Design Modifications
Flocculator Improvements
The original flocculator design that was constructed in La34 was a hydraulic baffle flocculator that utilized horizontal flow and had uniformly space baffles. Flocs were thought to have a higher probability of settling out in the horizontal flow design. Therefore, when Ojojona was built a horizontal and vertical flocculator were both installed to test the floc fall out theory. Although the horizontal flocculator at Ojojona was never fully tested, the vertical flow flocculator was found to perform well and used for the general plant algorithm.
All of these designs were based on a floc formation theory of G and Gtheta which are measures of shear and fluid mixing respectively.
Flocculators built after Ojojona were built with a tapered baffle spacing configuration. This was change over the previous design where all baffles were uniformly spaced throughout the flocculator. The tapered ideas was founded on the fact that as flocs grow in size they can withstand less shear stress, so the thought was to have the shear gradient decrease over the length of the flocculator.
With the construction of the Cuatro Comunidades, the theory behind flocculator design was changed. Now flocculators are designed based on the energy dissipation rates. Different floc sizes are believed to be able to with stand different amounts of energy dissiaption. Therefore the spacings in the tapered sections are based on energy dissipation rates.
Sedimentation Improvements
Tank Inlet
The early designs have water entering the sedimentation tank through a series of pipes connecting from the bottom of the inlet channel down to the bottom of the sedimentation tank. The pipes were designed to be of different lengths to allow for water to be even distributed evenly down the length of the tank. This was necessary to ensure an even upflow velocity. This design proved to be very expensive and took up a lot of room in the sed tanks.
Beginning with the Cuatro Comunidadies design, water was evenly distributed to the bottom of the tank through two triangular manifolds extending the length of the tank. These manifolds are connected to the inlet channel by concrete chimneys with ports exiting into the manifolds. The water flows out of the manifolds through ports cut into the slopes. An even upflow velocity is maintained by the geometry of the ports.
Lamella
Lamella are set to be angled at 60 degrees. This angle was found to optimal for floc fall out. In older designs lamella were set to be about 5cm apart, but lab experimentation has shown that a minimum spacing of 2cm is still acceptable. Beginning with the Gracias plant, designs are now based on the this closer spacing.

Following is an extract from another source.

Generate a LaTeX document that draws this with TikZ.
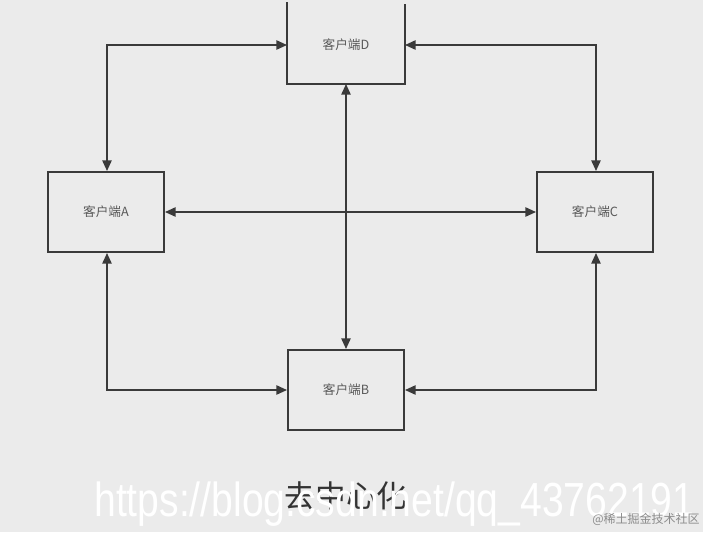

In LA34 and Ojojona, lamella were kept in place via nails that were embedded in the concrete. All designs after Ojojona had lamella that were held in place with a pvc frame sitting on a concrete ledge built into the sides of the tank walls. This would enable operators to easy take the lamella out for cleaning.
Sludge Drain
A launder situated at the bottom of the sedimentation tank is used to drain the tanks. All designs prior to the Cuatro Comunidades have a pvc pipe with holes drilled along its length running the length of the tank that acts as the drain launder. The Cuatro Comunidades has a small concrete channel running the length of the channel to act as the drain. This channel is covered by a flat concrete plate with holes formed down its length to create a launder from the channel. The use of concrete instead of pvc is much cheaper.
Entrance Tank Improvements
The entrance tank is where raw water enters the plant. At some point in the entrance tank alum has to be dosed and mixed into the water before entering the floc tank.
Floating Floc
Starting with the Tamara plant, the entrance tank is also the place where dissolved air is removed from the water. Raw water was becoming supersaturated prior to entering the plant and the dissolved oxygen was coming out of the water in the flocculator and causing flocs to break up and float up with the air bubbles. These "Floating Floc" where causing plant performance to deteriorate. Sand was added to these later designs to encourage the bubbles to rise out before alum is dosed and flocs are formed.
Chemical Dosing
Alum is dosed at some point prior to the flocculator. Chlorine is dosed as water is leaving the exit channel on the way to the distribution tank. These chemicals are added to the water at a specific dose via a specific height differential and a float valve. More details on the this technology can be found on the Flow Control Module Page. Plants with high flow rates needed to run float valves in parallel to handle the necessary chemical dose so a large float value utilizing a toilet valve was designed.
Rapid Mix
Alum has to be well mixed for flocs to form well. LA34 and Ojojona have rapid mix tubes that the water flocs through. These tubes had small pvc crosses connected in series to act as agitators and encourage mixing.
The Gracias plant has a long shallow channel built into the top of the entrance tank. Water in this channel has to flow over a waterfall and then through a narrow orifice before entering the floc tank. These two processes have enough energy dissipation to completely mix the alum dosed higher up in the channel.